**WHAT IS EXPECTED**
Leaving out the pictures, retype the lines from the beginning of the listing through the line containing "ax = fig.add_axes([0.1185, 0.1274, 0.753, 0.7945])".

**MATERIALS PROVIDED**
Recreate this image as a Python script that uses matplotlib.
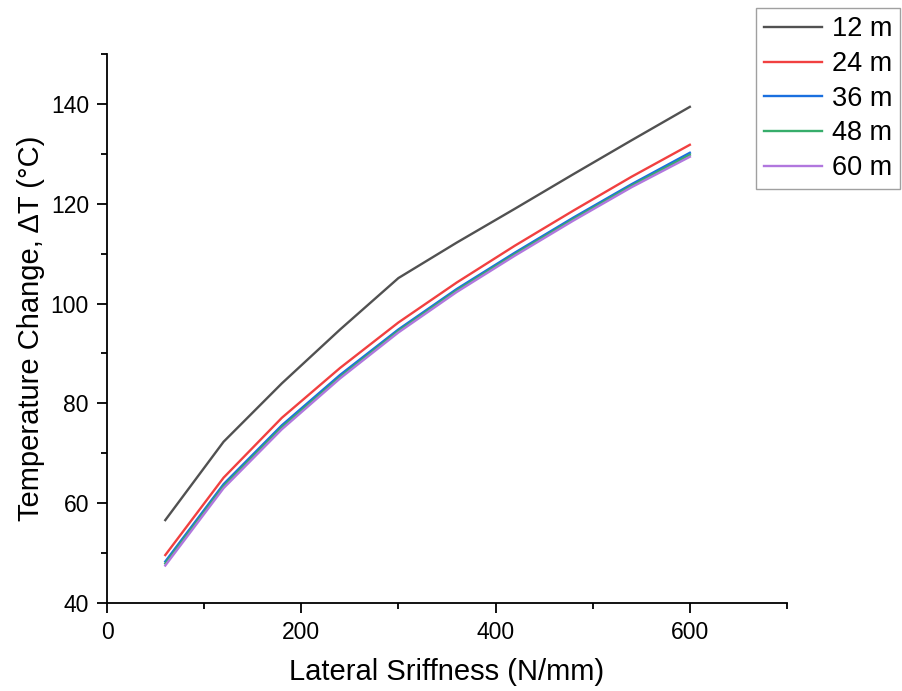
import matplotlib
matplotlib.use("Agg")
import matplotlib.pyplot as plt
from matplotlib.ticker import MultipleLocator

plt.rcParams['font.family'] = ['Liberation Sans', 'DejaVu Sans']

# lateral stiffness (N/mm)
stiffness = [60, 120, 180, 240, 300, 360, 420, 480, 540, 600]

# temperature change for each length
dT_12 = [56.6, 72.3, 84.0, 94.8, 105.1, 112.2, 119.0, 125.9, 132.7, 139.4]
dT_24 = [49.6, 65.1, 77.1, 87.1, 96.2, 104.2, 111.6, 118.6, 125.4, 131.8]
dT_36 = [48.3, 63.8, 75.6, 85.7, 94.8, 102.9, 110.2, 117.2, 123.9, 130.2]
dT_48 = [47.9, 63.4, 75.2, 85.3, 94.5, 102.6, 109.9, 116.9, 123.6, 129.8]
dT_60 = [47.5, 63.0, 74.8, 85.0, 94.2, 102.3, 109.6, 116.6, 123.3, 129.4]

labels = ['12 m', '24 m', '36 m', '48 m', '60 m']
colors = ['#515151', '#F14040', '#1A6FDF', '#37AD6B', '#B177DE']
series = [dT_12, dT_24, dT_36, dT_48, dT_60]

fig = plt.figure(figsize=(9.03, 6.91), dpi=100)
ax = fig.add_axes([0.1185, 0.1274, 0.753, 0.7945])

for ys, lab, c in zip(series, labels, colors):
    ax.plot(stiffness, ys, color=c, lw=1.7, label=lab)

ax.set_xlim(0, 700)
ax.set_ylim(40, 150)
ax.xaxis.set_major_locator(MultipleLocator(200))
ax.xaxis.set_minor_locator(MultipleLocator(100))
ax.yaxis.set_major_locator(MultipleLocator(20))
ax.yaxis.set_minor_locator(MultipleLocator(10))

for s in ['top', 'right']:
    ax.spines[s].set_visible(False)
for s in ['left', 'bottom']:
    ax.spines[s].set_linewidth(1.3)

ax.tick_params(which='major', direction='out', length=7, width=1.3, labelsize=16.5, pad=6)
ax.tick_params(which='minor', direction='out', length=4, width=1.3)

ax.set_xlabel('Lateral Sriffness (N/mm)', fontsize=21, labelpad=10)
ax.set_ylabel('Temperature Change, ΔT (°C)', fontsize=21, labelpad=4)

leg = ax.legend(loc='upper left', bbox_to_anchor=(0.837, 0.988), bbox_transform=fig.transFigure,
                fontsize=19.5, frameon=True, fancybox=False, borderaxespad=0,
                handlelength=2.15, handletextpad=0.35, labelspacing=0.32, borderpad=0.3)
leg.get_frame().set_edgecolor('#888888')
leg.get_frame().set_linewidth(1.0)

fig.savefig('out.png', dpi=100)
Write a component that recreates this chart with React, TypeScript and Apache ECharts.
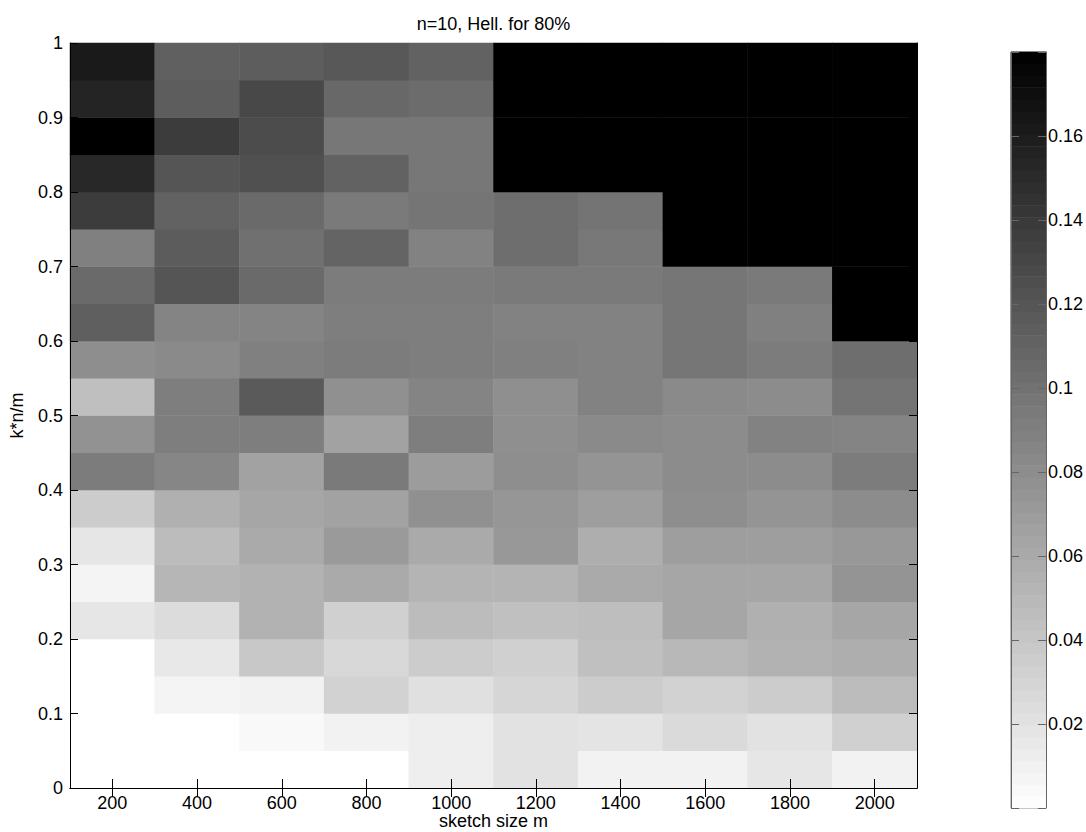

**FULL SOLUTION**
Recreate this image as a Python script that uses matplotlib.
import matplotlib
matplotlib.use("Agg")
import matplotlib.pyplot as plt
from matplotlib.ticker import MultipleLocator

plt.rcParams['font.family'] = ['Liberation Sans', 'DejaVu Sans']

# lateral stiffness (N/mm)
stiffness = [60, 120, 180, 240, 300, 360, 420, 480, 540, 600]

# temperature change for each length
dT_12 = [56.6, 72.3, 84.0, 94.8, 105.1, 112.2, 119.0, 125.9, 132.7, 139.4]
dT_24 = [49.6, 65.1, 77.1, 87.1, 96.2, 104.2, 111.6, 118.6, 125.4, 131.8]
dT_36 = [48.3, 63.8, 75.6, 85.7, 94.8, 102.9, 110.2, 117.2, 123.9, 130.2]
dT_48 = [47.9, 63.4, 75.2, 85.3, 94.5, 102.6, 109.9, 116.9, 123.6, 129.8]
dT_60 = [47.5, 63.0, 74.8, 85.0, 94.2, 102.3, 109.6, 116.6, 123.3, 129.4]

labels = ['12 m', '24 m', '36 m', '48 m', '60 m']
colors = ['#515151', '#F14040', '#1A6FDF', '#37AD6B', '#B177DE']
series = [dT_12, dT_24, dT_36, dT_48, dT_60]

fig = plt.figure(figsize=(9.03, 6.91), dpi=100)
ax = fig.add_axes([0.1185, 0.1274, 0.753, 0.7945])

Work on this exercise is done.